Both Performances in English
Imagined Menu by Italian artist Leone Contini arises from a historical event that happened in October 1917 with the worst defeat in the history of the Italian military: the “Rotta di Caporetto” (the Defeat of Caporetto). Between October and November about 300.000 Italian soldiers were taken prisoner and later on allocated to prison camps in Germany and Austro-Hungary; the status of the soldier suddenly changes: from being a fighting-machine he is turned into a defeated device, a prisoner of war. His body, which until that moment was fed by rations and canned food, now becomes drained and undernourished.
One of the prisoners of Caporetto is Giosuè Fiorentino, a young Sicilian officer and great-uncle of Leone Contini, who was interned at Cellelager, north of Hannover, along with 3000 other Italian officers.
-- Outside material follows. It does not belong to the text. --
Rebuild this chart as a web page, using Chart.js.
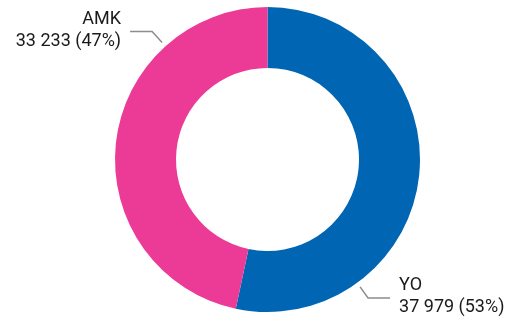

The small community of his barrack – the barrack being the minimum social unit in the life of the camp – experiences hunger, cold and despair, but at the same time develops strategies of collective resistance. The prisoners contrast the “Sbobba”, the soup that barely keeps them alive in the camp, by sharing recipes and “memories“ of intensely desired food, which is also subject of endless discussions among them. The sharing of this “imagined” food is probably an attempt to cope with the extreme hunger, to redirect this basal instinct and convert a crowd of hungry bodies to something akin to a community. This conviviality – though virtual – is in itself an act of collective resistance.
Giosuè Fiorentino wrote down in two hand-bound notebooks the recipes described by his fellow prisoners; the result is a vast mosaic of Italian regional cuisines at the time of 1900, about 250 recipes from Friuli to Sicily. B98, the identifier of his barrack, became also the title of one of the two cookbooks.